(RECORDED INFORMATION)
--------------------------------------------------
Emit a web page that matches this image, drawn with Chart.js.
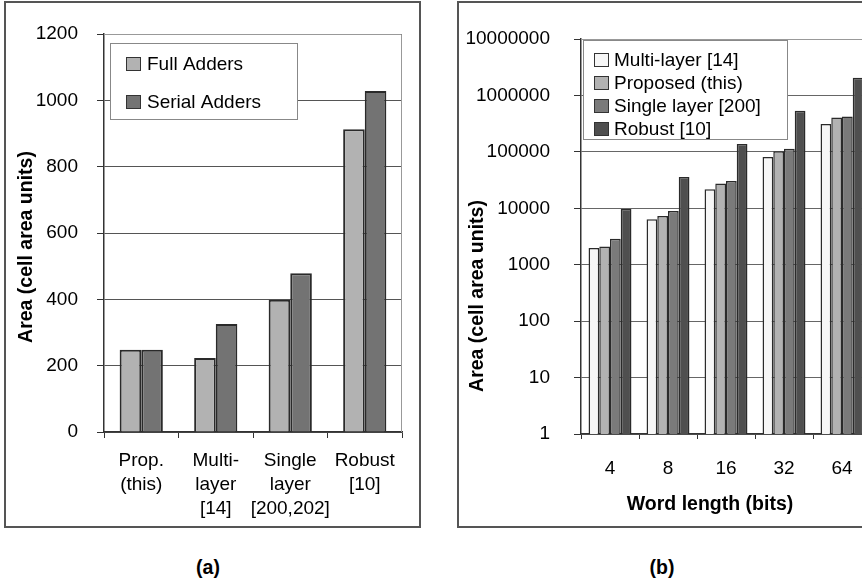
<!DOCTYPE html>
<html>
<head>
<meta charset="utf-8">
<script src="https://cdn.jsdelivr.net/npm/chart.js@4.4.1/dist/chart.umd.min.js"></script>
<style>
  html, body { margin: 0; padding: 0; background: #fff; }
  body { width: 862px; height: 583px; overflow: hidden; position: relative; font-family: "Liberation Sans", Arial, sans-serif; }
  .panel { position: absolute; top: 1px; height: 523px; border: 2px solid #555; }
  #panelA { left: 4px; width: 413px; }
  #panelB { left: 457px; width: 460px; }
  .panel canvas { position: absolute; left: 0; top: 0; }
  .tag { position: absolute; top: 556px; width: 60px; line-height: 22px; text-align: center; font-weight: bold; font-size: 19.5px; color: #000; }
</style>
</head>
<body>
<div class="panel" id="panelA"><canvas id="chartA" width="413" height="523"></canvas></div>
<div class="panel" id="panelB"><canvas id="chartB" width="460" height="523"></canvas></div>
<div class="tag" style="left:178px">(a)</div>
<div class="tag" style="left:632px">(b)</div>
<script>
const FONT = '"Liberation Sans", Arial, sans-serif';

// (a) area of adder designs
const adderCategories = [['Prop.', '(this)'], ['Multi-', 'layer', '[14]'], ['Single', 'layer', '[200,202]'], ['Robust', '[10]']];
const fullAdders = [248, 223, 399, 913];
const serialAdders = [248, 326, 479, 1028];
const adderTicks = [0, 200, 400, 600, 800, 1000, 1200];

// (b) area vs word length (log scale)
const wordLengths = ['4', '8', '16', '32', '64'];
const multiLayer = [1970, 6370, 21800, 80700, 311000];
const proposed = [2110, 7300, 27400, 103000, 408000];
const singleLayer = [2880, 8950, 30500, 113000, 425000];
const robust = [9700, 35900, 138000, 535000, 2060000];
const areaTicks = [1, 10, 100, 1000, 10000, 100000, 1000000, 10000000];

// frame, boxed legend and axis titles drawn on the canvas
const decor = {
  id: 'decor',
  beforeDatasetsDraw(chart) {
    const { ctx, chartArea: a } = chart;
    ctx.save();
    ctx.strokeStyle = '#999';
    ctx.lineWidth = 1;
    ctx.beginPath();
    ctx.moveTo(a.left, a.top + 0.5);
    ctx.lineTo(a.right - 0.5, a.top + 0.5);
    ctx.lineTo(a.right - 0.5, a.bottom);
    ctx.stroke();
    ctx.restore();
  },
  afterDraw(chart, args, o) {
    const { ctx, chartArea: a } = chart;
    const lg = o.legend;
    ctx.save();
    // legend box
    const bx = a.left + lg.dx, by = a.top + lg.dy;
    ctx.fillStyle = '#fff';
    ctx.fillRect(bx, by, lg.w, lg.h);
    ctx.strokeStyle = '#888';
    ctx.lineWidth = 1;
    ctx.strokeRect(bx + 0.5, by + 0.5, lg.w - 1, lg.h - 1);
    ctx.font = '19px ' + FONT;
    ctx.textBaseline = 'middle';
    ctx.textAlign = 'left';
    chart.data.datasets.forEach((ds, i) => {
      const cy = a.top + lg.row0 + i * lg.gap;
      const sx = a.left + lg.sx;
      ctx.fillStyle = ds.backgroundColor;
      ctx.fillRect(sx, cy - 7, 15, 14);
      ctx.strokeStyle = '#333';
      ctx.strokeRect(sx + 0.5, cy - 6.5, 14, 13);
      ctx.fillStyle = '#000';
      ctx.fillText(ds.label, a.left + lg.tx, cy + 1);
    });
    // axis titles
    ctx.font = 'bold 19.5px ' + FONT;
    ctx.textAlign = 'center';
    ctx.fillStyle = '#000';
    if (o.yTitle) {
      ctx.save();
      ctx.translate(o.yTitle.x, o.yTitle.y);
      ctx.rotate(-Math.PI / 2);
      ctx.fillText(o.yTitle.text, 0, 0);
      ctx.restore();
    }
    if (o.xTitle) {
      ctx.fillText(o.xTitle.text, o.xTitle.x, o.xTitle.y);
    }
    ctx.restore();
  }
};

const tickFont = { family: FONT, size: 19, lineHeight: '24px' };

new Chart(document.getElementById('chartA'), {
  type: 'bar',
  data: {
    labels: adderCategories,
    datasets: [
      { label: 'Full Adders', data: fullAdders, backgroundColor: '#b2b2b2', borderColor: '#2a2a2a', borderWidth: 2 },
      { label: 'Serial Adders', data: serialAdders, backgroundColor: '#737373', borderColor: '#2a2a2a', borderWidth: 2 }
    ]
  },
  options: {
    responsive: false,
    animation: false,
    layout: { padding: { top: 19, right: 17, left: 0, bottom: 0 } },
    datasets: { bar: { categoryPercentage: 0.58, barPercentage: 1 } },
    plugins: {
      legend: { display: false },
      tooltip: { enabled: false },
      decor: {
        legend: { dx: 6, dy: 9, w: 188, h: 77, row0: 30, gap: 38, sx: 22, tx: 43 },
        yTitle: { text: 'Area (cell area units)', x: 21, y: 244 }
      }
    },
    scales: {
      x: {
        grid: { offset: true, drawOnChartArea: false, tickLength: 6, color: '#333' },
        border: { color: '#333', width: 1.5 },
        ticks: { font: tickFont, color: '#000', padding: 11, maxRotation: 0, autoSkip: false },
        afterFit(s) { s.height = 94; }
      },
      y: {
        min: 0, max: 1200,
        afterBuildTicks(s) { s.ticks = adderTicks.map(v => ({ value: v })); },
        grid: { color: '#555', tickColor: '#333', tickLength: 7 },
        border: { color: '#333', width: 1.5 },
        ticks: { font: tickFont, color: '#000', padding: 19, autoSkip: false, callback: v => String(v) },
        afterFit(s) { s.width = 98; }
      }
    }
  },
  plugins: [decor]
});

new Chart(document.getElementById('chartB'), {
  type: 'bar',
  data: {
    labels: wordLengths,
    datasets: [
      { label: 'Multi-layer [14]', data: multiLayer, backgroundColor: '#f6f6f6', borderColor: '#2a2a2a', borderWidth: 1.5 },
      { label: 'Proposed (this)', data: proposed, backgroundColor: '#b2b2b2', borderColor: '#2a2a2a', borderWidth: 1.5 },
      { label: 'Single layer [200]', data: singleLayer, backgroundColor: '#7a7a7a', borderColor: '#2a2a2a', borderWidth: 1.5 },
      { label: 'Robust [10]', data: robust, backgroundColor: '#4f4f4f', borderColor: '#2a2a2a', borderWidth: 1.5 }
    ]
  },
  options: {
    responsive: false,
    animation: false,
    layout: { padding: { top: 33, right: 48, left: 0, bottom: 0 } },
    datasets: { bar: { categoryPercentage: 0.74, barPercentage: 1 } },
    plugins: {
      legend: { display: false },
      tooltip: { enabled: false },
      decor: {
        legend: { dx: 2, dy: 1, w: 205, h: 100, row0: 21, gap: 23, sx: 13, tx: 33 },
        yTitle: { text: 'Area (cell area units)', x: 19, y: 293 },
        xTitle: { text: 'Word length (bits)', x: 251, y: 502 }
      }
    },
    scales: {
      x: {
        grid: { offset: true, drawOnChartArea: false, tickLength: 5, color: '#333' },
        border: { color: '#333', width: 1.5 },
        ticks: { font: tickFont, color: '#000', padding: 18, maxRotation: 0, autoSkip: false },
        afterFit(s) { s.height = 92; }
      },
      y: {
        type: 'logarithmic',
        min: 1, max: 10000000,
        afterBuildTicks(s) { s.ticks = areaTicks.map(v => ({ value: v })); },
        grid: { color: '#666', tickColor: '#333', tickLength: 7 },
        border: { color: '#333', width: 1.5 },
        ticks: { font: tickFont, color: '#000', padding: 24, autoSkip: false, callback: v => String(v) },
        afterFit(s) { s.width = 122; }
      }
    }
  },
  plugins: [decor]
});
</script>
</body>
</html>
--------------------------------------------------
(STATED PROBLEM) Leave out all pictures, then copy the remaining material exactly.

(SOLUTION FOR THIS TASK)
Emit a web page that matches this image, drawn with Chart.js.
<!DOCTYPE html>
<html>
<head>
<meta charset="utf-8">
<script src="https://cdn.jsdelivr.net/npm/chart.js@4.4.1/dist/chart.umd.min.js"></script>
<style>
  html, body { margin: 0; padding: 0; background: #fff; }
  body { width: 862px; height: 583px; overflow: hidden; position: relative; font-family: "Liberation Sans", Arial, sans-serif; }
  .panel { position: absolute; top: 1px; height: 523px; border: 2px solid #555; }
  #panelA { left: 4px; width: 413px; }
  #panelB { left: 457px; width: 460px; }
  .panel canvas { position: absolute; left: 0; top: 0; }
  .tag { position: absolute; top: 556px; width: 60px; line-height: 22px; text-align: center; font-weight: bold; font-size: 19.5px; color: #000; }
</style>
</head>
<body>
<div class="panel" id="panelA"><canvas id="chartA" width="413" height="523"></canvas></div>
<div class="panel" id="panelB"><canvas id="chartB" width="460" height="523"></canvas></div>
<div class="tag" style="left:178px">(a)</div>
<div class="tag" style="left:632px">(b)</div>
<script>
const FONT = '"Liberation Sans", Arial, sans-serif';

// (a) area of adder designs
const adderCategories = [['Prop.', '(this)'], ['Multi-', 'layer', '[14]'], ['Single', 'layer', '[200,202]'], ['Robust', '[10]']];
const fullAdders = [248, 223, 399, 913];
const serialAdders = [248, 326, 479, 1028];
const adderTicks = [0, 200, 400, 600, 800, 1000, 1200];

// (b) area vs word length (log scale)
const wordLengths = ['4', '8', '16', '32', '64'];
const multiLayer = [1970, 6370, 21800, 80700, 311000];
const proposed = [2110, 7300, 27400, 103000, 408000];
const singleLayer = [2880, 8950, 30500, 113000, 425000];
const robust = [9700, 35900, 138000, 535000, 2060000];
const areaTicks = [1, 10, 100, 1000, 10000, 100000, 1000000, 10000000];

// frame, boxed legend and axis titles drawn on the canvas
const decor = {
  id: 'decor',
  beforeDatasetsDraw(chart) {
    const { ctx, chartArea: a } = chart;
    ctx.save();
    ctx.strokeStyle = '#999';
    ctx.lineWidth = 1;
    ctx.beginPath();
    ctx.moveTo(a.left, a.top + 0.5);
    ctx.lineTo(a.right - 0.5, a.top + 0.5);
    ctx.lineTo(a.right - 0.5, a.bottom);
    ctx.stroke();
    ctx.restore();
  },
  afterDraw(chart, args, o) {
    const { ctx, chartArea: a } = chart;
    const lg = o.legend;
    ctx.save();
    // legend box
    const bx = a.left + lg.dx, by = a.top + lg.dy;
    ctx.fillStyle = '#fff';
    ctx.fillRect(bx, by, lg.w, lg.h);
    ctx.strokeStyle = '#888';
    ctx.lineWidth = 1;
    ctx.strokeRect(bx + 0.5, by + 0.5, lg.w - 1, lg.h - 1);
    ctx.font = '19px ' + FONT;
    ctx.textBaseline = 'middle';
    ctx.textAlign = 'left';
    chart.data.datasets.forEach((ds, i) => {
      const cy = a.top + lg.row0 + i * lg.gap;
      const sx = a.left + lg.sx;
      ctx.fillStyle = ds.backgroundColor;
      ctx.fillRect(sx, cy - 7, 15, 14);
      ctx.strokeStyle = '#333';
      ctx.strokeRect(sx + 0.5, cy - 6.5, 14, 13);
      ctx.fillStyle = '#000';
      ctx.fillText(ds.label, a.left + lg.tx, cy + 1);
    });
    // axis titles
    ctx.font = 'bold 19.5px ' + FONT;
    ctx.textAlign = 'center';
    ctx.fillStyle = '#000';
    if (o.yTitle) {
      ctx.save();
      ctx.translate(o.yTitle.x, o.yTitle.y);
      ctx.rotate(-Math.PI / 2);
      ctx.fillText(o.yTitle.text, 0, 0);
      ctx.restore();
    }
    if (o.xTitle) {
      ctx.fillText(o.xTitle.text, o.xTitle.x, o.xTitle.y);
    }
    ctx.restore();
  }
};

const tickFont = { family: FONT, size: 19, lineHeight: '24px' };

new Chart(document.getElementById('chartA'), {
  type: 'bar',
  data: {
    labels: adderCategories,
    datasets: [
      { label: 'Full Adders', data: fullAdders, backgroundColor: '#b2b2b2', borderColor: '#2a2a2a', borderWidth: 2 },
      { label: 'Serial Adders', data: serialAdders, backgroundColor: '#737373', borderColor: '#2a2a2a', borderWidth: 2 }
    ]
  },
  options: {
    responsive: false,
    animation: false,
    layout: { padding: { top: 19, right: 17, left: 0, bottom: 0 } },
    datasets: { bar: { categoryPercentage: 0.58, barPercentage: 1 } },
    plugins: {
      legend: { display: false },
      tooltip: { enabled: false },
      decor: {
        legend: { dx: 6, dy: 9, w: 188, h: 77, row0: 30, gap: 38, sx: 22, tx: 43 },
        yTitle: { text: 'Area (cell area units)', x: 21, y: 244 }
      }
    },
    scales: {
      x: {
        grid: { offset: true, drawOnChartArea: false, tickLength: 6, color: '#333' },
        border: { color: '#333', width: 1.5 },
        ticks: { font: tickFont, color: '#000', padding: 11, maxRotation: 0, autoSkip: false },
        afterFit(s) { s.height = 94; }
      },
      y: {
        min: 0, max: 1200,
        afterBuildTicks(s) { s.ticks = adderTicks.map(v => ({ value: v })); },
        grid: { color: '#555', tickColor: '#333', tickLength: 7 },
        border: { color: '#333', width: 1.5 },
        ticks: { font: tickFont, color: '#000', padding: 19, autoSkip: false, callback: v => String(v) },
        afterFit(s) { s.width = 98; }
      }
    }
  },
  plugins: [decor]
});

new Chart(document.getElementById('chartB'), {
  type: 'bar',
  data: {
    labels: wordLengths,
    datasets: [
      { label: 'Multi-layer [14]', data: multiLayer, backgroundColor: '#f6f6f6', borderColor: '#2a2a2a', borderWidth: 1.5 },
      { label: 'Proposed (this)', data: proposed, backgroundColor: '#b2b2b2', borderColor: '#2a2a2a', borderWidth: 1.5 },
      { label: 'Single layer [200]', data: singleLayer, backgroundColor: '#7a7a7a', borderColor: '#2a2a2a', borderWidth: 1.5 },
      { label: 'Robust [10]', data: robust, backgroundColor: '#4f4f4f', borderColor: '#2a2a2a', borderWidth: 1.5 }
    ]
  },
  options: {
    responsive: false,
    animation: false,
    layout: { padding: { top: 33, right: 48, left: 0, bottom: 0 } },
    datasets: { bar: { categoryPercentage: 0.74, barPercentage: 1 } },
    plugins: {
      legend: { display: false },
      tooltip: { enabled: false },
      decor: {
        legend: { dx: 2, dy: 1, w: 205, h: 100, row0: 21, gap: 23, sx: 13, tx: 33 },
        yTitle: { text: 'Area (cell area units)', x: 19, y: 293 },
        xTitle: { text: 'Word length (bits)', x: 251, y: 502 }
      }
    },
    scales: {
      x: {
        grid: { offset: true, drawOnChartArea: false, tickLength: 5, color: '#333' },
        border: { color: '#333', width: 1.5 },
        ticks: { font: tickFont, color: '#000', padding: 18, maxRotation: 0, autoSkip: false },
        afterFit(s) { s.height = 92; }
      },
      y: {
        type: 'logarithmic',
        min: 1, max: 10000000,
        afterBuildTicks(s) { s.ticks = areaTicks.map(v => ({ value: v })); },
        grid: { color: '#666', tickColor: '#333', tickLength: 7 },
        border: { color: '#333', width: 1.5 },
        ticks: { font: tickFont, color: '#000', padding: 24, autoSkip: false, callback: v => String(v) },
        afterFit(s) { s.width = 122; }
      }
    }
  },
  plugins: [decor]
});
</script>
</body>
</html>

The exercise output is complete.